Wczoraj już po godzinie 22.00 wiadomym było, że Marek Wojtkowski będzie rządził Włocławkiem przez kolejne lata. Informacje spływające z kolejnych komisji wyborczych utwierdzały jedynie w przekonaniu, że przegrana kontrkandydata będzie sromotna. Jarosław Chmielewski poprawił swój wynik z pierwszej tury jedynie o 3 478 uzyskując łącznie 13 551 głosów, zaś Marek Wojtkowski wynik z pierwszej tury poprawił o 11 775. W chwili zamknięcia lokali wyborczych Marek Wojtkowski na wieczorze wyborczym był niezwykle opanowany i wydawał się być pogodzony z decyzją mieszkańców jaka by nie była. W rozmowie z mediami twierdził, że ma do czego wracać, aczkolwiek kandydował po to by wygrać. Jarosław Chmielewski na swój wieczór wyborczy zaprosił tylko wybrane media, zatem z relacji innych mediów Portal Włocławek dowiedział się, że wieczór wyborczy odbył się w GarageHotel, a nastroje były odwrotnie proporcjonalnie do tych, które panowały tam w pierwszej turze. Okrzykom i salwom zdawało się 21 października nie być końca. Przysłowie "Przed upadkiem kroczy pycha", wydaje się mieć tu idealne zastosowanie.

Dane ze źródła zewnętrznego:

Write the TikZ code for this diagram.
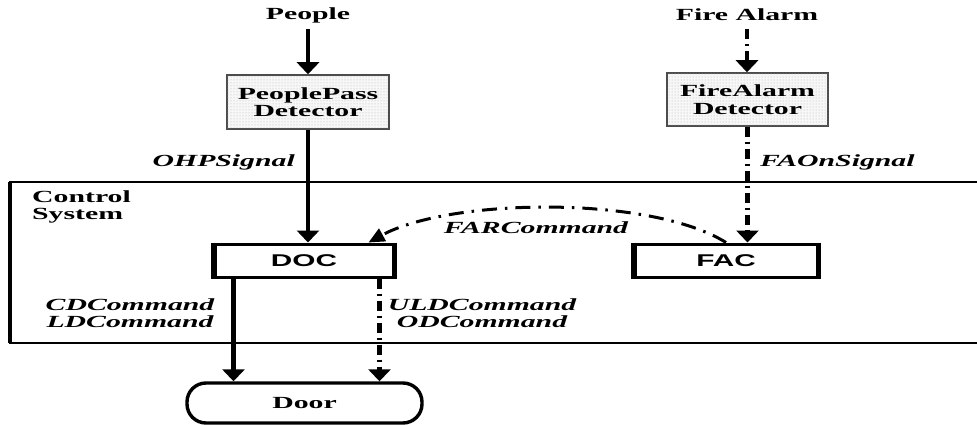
\documentclass[tikz,border=0pt]{standalone}
\usepackage{fontspec}
\setmainfont{Liberation Serif}[FakeStretch=1.75]
\newfontfamily\boxfont{Liberation Sans}[FakeStretch=1.75]
\usetikzlibrary{arrows.meta,patterns}

\begin{document}
\begin{tikzpicture}[x=1pt,y=-1pt,
  every node/.style={font=\fontsize{17}{17.5}\selectfont\bfseries},
  lbl/.style={inner sep=0pt},
  sig/.style={inner sep=0pt,font=\fontsize{17}{17.5}\selectfont\bfseries\itshape},
  detector/.style={draw=gray!60!black,line width=1.5pt,fill=gray!6,
    postaction={pattern=dots,pattern color=gray!60},
    minimum width=162pt,minimum height=54pt,align=center,inner sep=0pt},
  unit/.style={draw,line width=3pt,minimum height=33pt,inner sep=0pt,
    font=\fontsize{17}{17.5}\selectfont\boxfont\bfseries},
  sides/.style={line width=5pt},
  flow/.style={line width=4.5pt,-{Triangle[width=22pt,length=12pt]}},
  dashflow/.style={flow,dash pattern=on 10pt off 5pt on 2pt off 5pt},
  longdash/.style={line width=3pt,-{Triangle[width=14pt,length=16pt]},
    dash pattern=on 15pt off 8pt on 2.5pt off 8pt},
]
\useasboundingbox (0,0) rectangle (977,425);

% control system frame (open towards the right)
\draw[line width=2.6pt] (977,182) -| (10,343) -- (977,343);
\draw[line width=4pt] (10,182) -- (10,343);
\node[lbl,anchor=west,align=left] (cs) at (32,207) {Control\\System};

% external sources and detectors
\node[lbl] (people) at (308,15) {People};
\node[detector] (ppd) at (308,102) {PeoplePass\\Detector};
\node[lbl] (fire) at (747,15) {Fire Alarm};
\node[detector,minimum width=161pt,minimum height=53pt] (fad) at (747.5,99.5) {FireAlarm\\Detector};

% controllers
\node[unit,minimum width=178pt] (doc) at (304,260.5) {DOC};
\node[unit,minimum width=182pt] (fac) at (726,260.5) {FAC};
\foreach \u in {doc,fac}{
  \draw[sides] (\u.north west) -- (\u.south west);
  \draw[sides] (\u.north east) -- (\u.south east);
}

% actuated device
\node[draw,line width=3.4pt,rounded corners=19pt,minimum width=235pt,
      minimum height=40pt,inner sep=0pt] (door) at (304.5,403) {Door};

% signal flows
\draw[flow] ([yshift=-6pt]people.south) -- (ppd.north);
\draw[flow] (ppd.south) -- (ppd.south |- doc.north);
\draw[dashflow] ([yshift=-8pt]fire.south) -- (fire.south |- fad.north);
\draw[dashflow] (fad.south) -- (fad.south |- fac.north);
\draw[longdash] (fac.north) .. controls (650,195) and (450,198) .. ([xshift=-26pt]doc.north east);
\draw[flow] ([xshift=20pt]doc.south west) -- ([xshift=20pt]doc.south west |- door.north);
\draw[dashflow] ([xshift=-15pt]doc.south east) -- ([xshift=-15pt]doc.south east |- door.north);

% signal labels
\node[sig,anchor=east] (ohp) at (295,162) {OHPSignal};
\node[sig,anchor=west] (faon) at (760,162) {FAOnSignal};
\node[sig] (far) at (536,228) {FARCommand};
\node[sig,align=center] (cdld) at (130,313) {CDCommand\\LDCommand};
\node[sig,align=center] (uldod) at (482,313) {ULDCommand\\ODCommand};
\end{tikzpicture}
\end{document}
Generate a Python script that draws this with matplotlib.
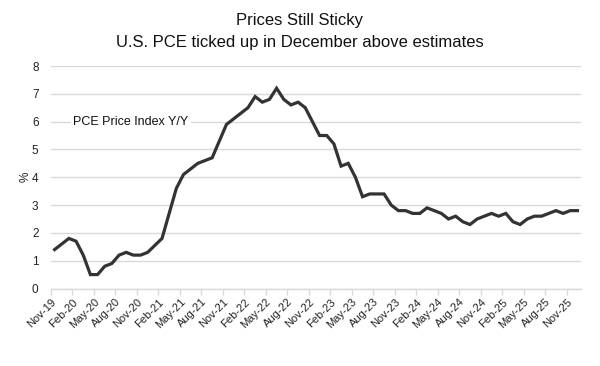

Dziś o godz. 13.00 Marek Wojtkowski zaprosił do ratusza media by podziękować mieszkańcom, za udział w wyborach.
"Cieszę się, że spotykamy się w starej, nowej rzeczywistości. Chciałbym serdecznie podziękować wszystkim mieszkańcom Włocławka, przede wszystkim za to, że skorzystali ze swojego prawa i zagłosowali. Świadczy o tym bardzo wysoka frekwencja. W drugiej turze ta frekwencja wynosi 42,31 %, ale uważam że to jest i tak frekwencja wysoka.(...) Mam nadzieję, że tych pozostałych którzy oddali swój głos na mojego kontrkandydata w ciągu najbliższym 5 lat przekonam, aby zmienili swoje preferencje i odzyskam zaufanie tej części wyborców i deklaruje, że będę współpracował ze wszystkimi bez względu na podziały."
Nowy prezydent nie ukrywa, że dokona zmian personalnych. Pojawią się zarówno zmiany w wydziałach ratusza jak i spółkach miejskich. Jarosław Chmielewski nie kandydował do Rady Miasta Włocławek. Nie będzie w tej kadencji radnym. Obecnie pełni funkcje szefa lokalnych struktur PiS.